I hate to think how much of this oil is actually going back through the intake.

Since the dealer did the fluid changes guess I might just drain and refill to confirm how much is actually in the engine.
 
I've got a 2010 Ultra Ltd and when they did the 1000 mile service a couple weeks back I installed a Ness Big Sucker.
Was doing some Vtunes with the TTS and noticed oil blow by down the side of the bike. Checked oil and it was above hot mark. I removed a 1/2 quart and brought level down on the dipstick to just above cold level.

Have done a couple thousand miles now and oil still drips to some degree from the AC. Last night I removed more oil and brought the level to exactly 10 hash marks up the stick from the add level which is exactly where it should read for full cold on the jiffy stand.

Installed new fullsac pipe and mufflers and was Vtuning this afternoon. Got on it hard and oil has again sprayed down the side of the bike and there is a puddle of oil in the throttle intake.

Checked oil after this ride and the damn thing is exactly 10 hash marks up from the add mark. WTF?? Since this is hot shouldn't it be a lot closer to full hot level?

What am I missing here?
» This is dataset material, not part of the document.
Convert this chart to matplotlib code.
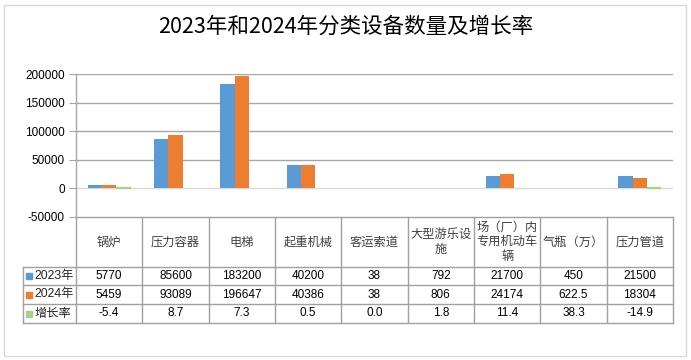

Any suggestions?[/quote

I have heard of guy's having leaks after installing these backing plates. On the Arlen Ness big sucker, you don't remove the brace like you do with the SE. Also you have to be careful to make sure the o-rings on each side of the backing plate stay in place. I put a little grease on mine.

As for the Engine oil, I have a 2010 also. I do it the same way I did my 08 and 09. I warm the bike to operating temp. Leave it on the jiffy stand and start the oil draining while I remove the filter. I then raise it to a level position with my Jack. I ALWAYS GET MORE OIL OUT WHEN I LEVEL IT ON MY JACK. I replace the drain plugs and torque to spec. Replace the Filter and put 3 1/2 quarts of new oil in. I warm the bike to operating temp again and check it. I always bring it up to the full mark when hot. It usually ends up with about 3.8 quarts. Never had a leak anywhere!!